- **Provided data**:

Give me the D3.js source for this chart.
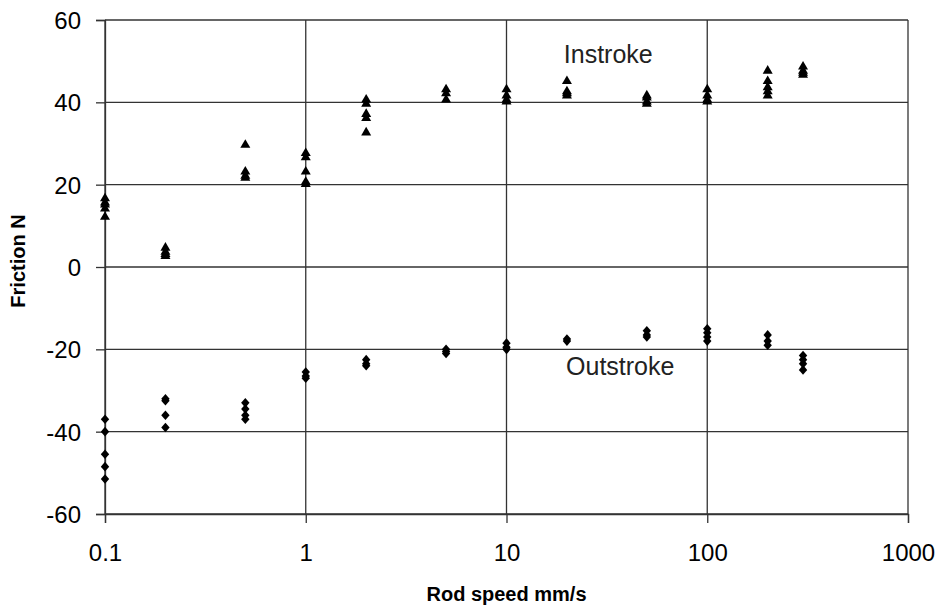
<!DOCTYPE html>
<html>
<head>
<meta charset="utf-8">
<script src="https://cdn.jsdelivr.net/npm/d3@7"></script>
<style>
  body { margin: 0; background: #fff; }
  svg { display: block; font-family: "Liberation Sans", Arial, sans-serif; }
</style>
</head>
<body>
<div id="chart"></div>
<script>
/* DATA */
var speeds = [0.1, 0.2, 0.5, 1, 2, 5, 10, 20, 50, 100, 200, 300];

var instroke = [
  [17, 16, 15.5, 14.5, 12.5],
  [5, 4, 3.5, 3],
  [30, 23.5, 22.5, 22],
  [28, 27, 23.5, 21, 20.5],
  [41, 40, 37.5, 36.5, 33],
  [43.5, 42.5, 41],
  [43.5, 42, 41, 40.5],
  [45.5, 43, 42.5, 42],
  [42, 41.5, 40.5, 40],
  [43.5, 42, 41, 40.5],
  [48, 45.5, 44, 43, 42],
  [49, 48, 47.5, 47]
];

var outstroke = [
  [-37, -40, -45.5, -48.5, -51.5],
  [-32, -32.5, -36, -39],
  [-33, -34.5, -36, -37],
  [-25.5, -26.5, -27],
  [-22.5, -23.5, -24],
  [-20, -20.5, -21],
  [-18.5, -19.5, -20],
  [-17.5, -18],
  [-15.5, -16.5, -17],
  [-15, -16, -17, -18],
  [-16.5, -18, -19],
  [-21.5, -22.5, -23.5, -25]
];

var xTicks = [0.1, 1, 10, 100, 1000];
var yTicks = [-60, -40, -20, 0, 20, 40, 60];
var xTitle = "Rod speed mm/s";
var yTitle = "Friction N";
var seriesLabels = [
  { text: "Instroke", x: 19.3, y: 49.6 },
  { text: "Outstroke", x: 19.8, y: -26.2 }
];

/* FLATTEN INTO POINTS */
function toPoints(groups) {
  var pts = [];
  for (var i = 0; i < groups.length; i++) {
    for (var n = 0; n < groups[i].length; n++) {
      pts.push({ x: speeds[i], y: groups[i][n] });
    }
  }
  return pts;
}

var width = 944, height = 606;
var margin = { top: 20, right: 36, bottom: 92, left: 105 };

var svg = d3.select('#chart').append('svg')
  .attr('width', width)
  .attr('height', height);

var x = d3.scaleLog().domain([0.1, 1000]).range([margin.left, width - margin.right]);
var y = d3.scaleLinear().domain([-60, 60]).range([height - margin.bottom, margin.top]);

/* GRID */
var grid = svg.append('g').attr('stroke', '#333').attr('stroke-width', 1.3);
grid.selectAll('line.h').data(yTicks).enter().append('line')
  .attr('x1', x(0.1)).attr('x2', x(1000))
  .attr('y1', function(d) { return y(d); })
  .attr('y2', function(d) { return y(d); });
grid.selectAll('line.v').data(xTicks).enter().append('line')
  .attr('y1', y(-60)).attr('y2', y(60))
  .attr('x1', function(d) { return x(d); })
  .attr('x2', function(d) { return x(d); });

/* AXES */
var xAxis = d3.axisBottom(x).tickValues(xTicks)
  .tickFormat(function(d) { return String(d); })
  .tickSize(9).tickPadding(21);
var yAxis = d3.axisLeft(y).tickValues(yTicks)
  .tickFormat(function(d) { return String(d); })
  .tickSize(9).tickPadding(15);

var gx = svg.append('g')
  .attr('transform', 'translate(0,' + y(-60) + ')')
  .call(xAxis);
var gy = svg.append('g')
  .attr('transform', 'translate(' + x(0.1) + ',0)')
  .call(yAxis);

[gx, gy].forEach(function(g) {
  g.select('.domain').attr('stroke', '#333').attr('stroke-width', 1.3);
  g.selectAll('.tick line').attr('stroke', '#333').attr('stroke-width', 1.3);
  g.selectAll('.tick text')
    .attr('fill', '#000')
    .style('font-size', '24px')
    .style('font-family', '"Liberation Sans", Arial, sans-serif');
});
gy.selectAll('.tick text').attr('dy', '0.35em');

/* AXIS TITLES */
svg.append('text')
  .attr('x', (x(0.1) + x(1000)) / 2)
  .attr('y', 601)
  .attr('text-anchor', 'middle')
  .style('font-size', '20px')
  .style('font-weight', 'bold')
  .text(xTitle);

svg.append('text')
  .attr('transform', 'translate(25,' + (y(0) - 6) + ') rotate(-90)')
  .attr('text-anchor', 'middle')
  .style('font-size', '20px')
  .style('font-weight', 'bold')
  .text(yTitle);

/* MARKERS */
var diamond = {
  draw: function(context, size) {
    var w = 4.2, h = 4.8;
    context.moveTo(0, -h);
    context.lineTo(w, 0);
    context.lineTo(0, h);
    context.lineTo(-w, 0);
    context.closePath();
  }
};
var triangle = {
  draw: function(context, size) {
    var w = 5, h = 4.3;
    context.moveTo(0, -h);
    context.lineTo(w, h);
    context.lineTo(-w, h);
    context.closePath();
  }
};

svg.append('g').selectAll('path')
  .data(toPoints(instroke)).enter().append('path')
  .attr('d', d3.symbol().type(triangle))
  .attr('transform', function(d) { return 'translate(' + x(d.x) + ',' + y(d.y) + ')'; })
  .attr('fill', '#000');

svg.append('g').selectAll('path')
  .data(toPoints(outstroke)).enter().append('path')
  .attr('d', d3.symbol().type(diamond))
  .attr('transform', function(d) { return 'translate(' + x(d.x) + ',' + y(d.y) + ')'; })
  .attr('fill', '#000');

/* SERIES LABELS */
svg.append('g').selectAll('text')
  .data(seriesLabels).enter().append('text')
  .attr('x', function(d) { return x(d.x); })
  .attr('y', function(d) { return y(d.y); })
  .attr('fill', '#222')
  .style('font-size', '25px')
  .text(function(d) { return d.text; });
</script>
</body>
</html>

- **Direction**: Repeat the lines above, starting at the first and stopping after the line that holds "92, left: 105", with the pictures left out.

- **Solved exercise**:
Give me the D3.js source for this chart.
<!DOCTYPE html>
<html>
<head>
<meta charset="utf-8">
<script src="https://cdn.jsdelivr.net/npm/d3@7"></script>
<style>
  body { margin: 0; background: #fff; }
  svg { display: block; font-family: "Liberation Sans", Arial, sans-serif; }
</style>
</head>
<body>
<div id="chart"></div>
<script>
/* DATA */
var speeds = [0.1, 0.2, 0.5, 1, 2, 5, 10, 20, 50, 100, 200, 300];

var instroke = [
  [17, 16, 15.5, 14.5, 12.5],
  [5, 4, 3.5, 3],
  [30, 23.5, 22.5, 22],
  [28, 27, 23.5, 21, 20.5],
  [41, 40, 37.5, 36.5, 33],
  [43.5, 42.5, 41],
  [43.5, 42, 41, 40.5],
  [45.5, 43, 42.5, 42],
  [42, 41.5, 40.5, 40],
  [43.5, 42, 41, 40.5],
  [48, 45.5, 44, 43, 42],
  [49, 48, 47.5, 47]
];

var outstroke = [
  [-37, -40, -45.5, -48.5, -51.5],
  [-32, -32.5, -36, -39],
  [-33, -34.5, -36, -37],
  [-25.5, -26.5, -27],
  [-22.5, -23.5, -24],
  [-20, -20.5, -21],
  [-18.5, -19.5, -20],
  [-17.5, -18],
  [-15.5, -16.5, -17],
  [-15, -16, -17, -18],
  [-16.5, -18, -19],
  [-21.5, -22.5, -23.5, -25]
];

var xTicks = [0.1, 1, 10, 100, 1000];
var yTicks = [-60, -40, -20, 0, 20, 40, 60];
var xTitle = "Rod speed mm/s";
var yTitle = "Friction N";
var seriesLabels = [
  { text: "Instroke", x: 19.3, y: 49.6 },
  { text: "Outstroke", x: 19.8, y: -26.2 }
];

/* FLATTEN INTO POINTS */
function toPoints(groups) {
  var pts = [];
  for (var i = 0; i < groups.length; i++) {
    for (var n = 0; n < groups[i].length; n++) {
      pts.push({ x: speeds[i], y: groups[i][n] });
    }
  }
  return pts;
}

var width = 944, height = 606;
var margin = { top: 20, right: 36, bottom: 92, left: 105 };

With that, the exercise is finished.